Amir of Tablighi Jamaat in Pakistan
- In office 1992 – 18 November 2018
- Preceded by: Haseeb Nazar
- Succeeded by: Maulana Nazar-ur-Rehman

Personal life
- Born: 1 January 1923 Delhi, British India
- Died: 18 November 2018 (aged 95) Lahore, Pakistan
- Main interest: Dawah
- Education: Islamia College
- Occupation: Islamic preacher

Religious life
- Religion: Islam
- Denomination: Sunni
- Jurisprudence: Hanafi
- Movement: Tablighi Jamaat

Muslim leader
- Influenced by Abdul Qadir Raipuri; Muhammad Ilyas Kandhlawi; Muhammad Yusuf Kandhlawi; Zakariyya Kandhlawi; Inamul Hasan Kandhlawi; ;

= Haji Abdul Wahab =

Islamic preacher of Pakistan

Haji Abdul Wahhab (1 January 1923 – 18 November 2018) was an Islamic preacher and the emir of Tablighi Jamaat in Pakistan.

==Early life and education==
Muhammad Abdul Wahhab was born in Delhi, British India, in 1923 into a Rajput family originally from Saharanpur in Uttar Pradesh.

The family moved to Lahore following the 1947 partition, where he graduated from the Islamia College and became a government employee.

After graduation he worked as a tehsildar in pre-partition India. In his youth he also worked for Majlis-e-Ahrar-e-Islam, and was influenced by Abdul Qadir Raipuri (1878–1962). He was the president of Majlis-e-Ahrar Burewala.

==Career==

===Tabligh Jamaat===
Abdul Wahhab joined the Tabligh Jamaat during the life of its founder, Muhammad Ilyas Kandhlawi. He arrived at Nizamuddin markaz on 1 January 1944. He got the sohbah of Maulana Ilyas for six months. He left his job to devote his time and effort to the Jamaat, and he was one of the first five people in Pakistan who offered their entire life for doing Tabligh work. He was a direct companion of Maulana Muhammad Ilyas Kandhlawi, Yusuf Kandhlawi, and Inamul Hasan Kandhlawi.
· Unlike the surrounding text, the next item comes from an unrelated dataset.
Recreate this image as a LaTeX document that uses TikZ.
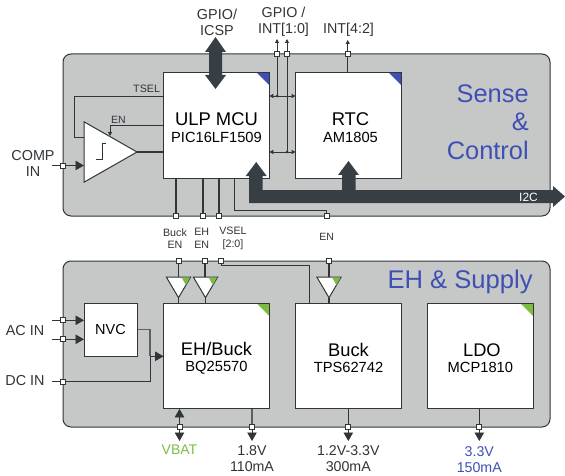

Muhammad Shafi Quraishi (1903–1971) was the first regular amir of the Tablighi Jamaat in Pakistan; he was succeeded by Haji Muhammad Bashir (1919–1992). Abdul Wahhab succeeded Bashir as the third regular amir for Pakistan. He was based at Raiwind Markaz, the movement's headquarters in the country, where he headed a shura (council). He was also a member of the movement's alami shura (world council) based in Nizamuddin, Delhi, India.
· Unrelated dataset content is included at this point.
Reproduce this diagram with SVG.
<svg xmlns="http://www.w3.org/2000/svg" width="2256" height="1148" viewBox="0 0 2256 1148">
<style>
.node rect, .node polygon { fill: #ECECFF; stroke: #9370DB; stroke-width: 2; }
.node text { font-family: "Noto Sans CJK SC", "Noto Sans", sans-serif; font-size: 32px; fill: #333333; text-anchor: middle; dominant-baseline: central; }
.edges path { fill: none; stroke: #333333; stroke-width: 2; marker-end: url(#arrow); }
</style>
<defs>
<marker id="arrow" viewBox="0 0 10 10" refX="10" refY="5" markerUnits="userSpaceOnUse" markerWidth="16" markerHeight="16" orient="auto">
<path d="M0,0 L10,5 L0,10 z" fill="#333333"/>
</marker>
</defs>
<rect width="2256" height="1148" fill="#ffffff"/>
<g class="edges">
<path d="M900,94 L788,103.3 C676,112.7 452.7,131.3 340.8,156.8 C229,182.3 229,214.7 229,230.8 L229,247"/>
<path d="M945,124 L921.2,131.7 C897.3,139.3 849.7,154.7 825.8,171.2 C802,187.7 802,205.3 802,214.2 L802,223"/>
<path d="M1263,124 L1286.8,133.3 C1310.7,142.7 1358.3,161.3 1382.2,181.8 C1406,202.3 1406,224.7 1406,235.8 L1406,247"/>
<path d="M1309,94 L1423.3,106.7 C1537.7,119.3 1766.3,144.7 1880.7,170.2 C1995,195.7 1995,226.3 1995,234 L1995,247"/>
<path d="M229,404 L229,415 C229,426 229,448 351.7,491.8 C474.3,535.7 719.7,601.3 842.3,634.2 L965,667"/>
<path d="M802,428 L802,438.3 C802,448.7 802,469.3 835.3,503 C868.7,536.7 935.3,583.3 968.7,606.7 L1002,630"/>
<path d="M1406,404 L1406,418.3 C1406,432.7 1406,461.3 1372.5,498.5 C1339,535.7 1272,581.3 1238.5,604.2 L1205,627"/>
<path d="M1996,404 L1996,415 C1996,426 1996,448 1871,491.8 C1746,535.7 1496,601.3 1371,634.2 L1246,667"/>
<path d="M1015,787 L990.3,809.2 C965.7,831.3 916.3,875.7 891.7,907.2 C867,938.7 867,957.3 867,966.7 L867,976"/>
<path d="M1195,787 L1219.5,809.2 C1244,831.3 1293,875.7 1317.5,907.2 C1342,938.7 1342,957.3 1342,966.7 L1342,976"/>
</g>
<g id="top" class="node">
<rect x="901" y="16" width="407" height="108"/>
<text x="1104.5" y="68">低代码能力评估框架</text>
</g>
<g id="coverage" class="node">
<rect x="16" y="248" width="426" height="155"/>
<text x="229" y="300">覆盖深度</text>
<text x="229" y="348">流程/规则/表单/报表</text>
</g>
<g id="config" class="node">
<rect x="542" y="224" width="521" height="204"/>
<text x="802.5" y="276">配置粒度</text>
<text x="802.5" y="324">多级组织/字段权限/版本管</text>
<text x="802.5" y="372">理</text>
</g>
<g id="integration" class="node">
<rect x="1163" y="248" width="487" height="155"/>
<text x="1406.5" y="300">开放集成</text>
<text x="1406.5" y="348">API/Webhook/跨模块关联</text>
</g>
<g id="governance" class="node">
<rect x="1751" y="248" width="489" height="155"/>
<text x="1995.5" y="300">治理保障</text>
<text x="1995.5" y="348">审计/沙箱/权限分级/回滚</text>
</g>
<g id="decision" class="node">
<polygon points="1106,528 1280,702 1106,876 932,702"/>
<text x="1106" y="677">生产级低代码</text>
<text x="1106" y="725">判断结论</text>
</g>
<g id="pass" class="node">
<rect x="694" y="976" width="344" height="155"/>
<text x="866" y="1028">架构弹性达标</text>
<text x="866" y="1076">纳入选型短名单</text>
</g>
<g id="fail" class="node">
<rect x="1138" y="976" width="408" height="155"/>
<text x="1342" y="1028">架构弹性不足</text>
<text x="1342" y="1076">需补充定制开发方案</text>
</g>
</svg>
He was also related with the Qadiriyah Sufi order through his mentor, Shaykh Abdul Qadir Raipuri.

===Negotiations with Pakistani Taliban===
In October 2013 it was reported that the name of Haji Abdul Wahhab was suggested to head a Loya Jirga in preparation for peace talks with the Pakistani Taliban. In February 2014 it was reported that during consultations with a committee, TTP commanders of different factions recommended that the names of Haji Abdul Wahhab, Maulana Sami'ul Haq, Dr. Abdul Qadeer Khan, and other leaders be added in the government peace committee.

==Reception ==
As of the 2014/2015 issue, he was ranked #10 in The Muslim 500, a list of the 500 most influential Muslims in the world, due to his leadership of the Tablighi Jamaat.

==Death and funeral==
Haji Abdul Wahab died on 18 November 2018.
He was buried in a graveyard adjacent to Tableeghi Markaz (Headquarter) at Raiwind the same day.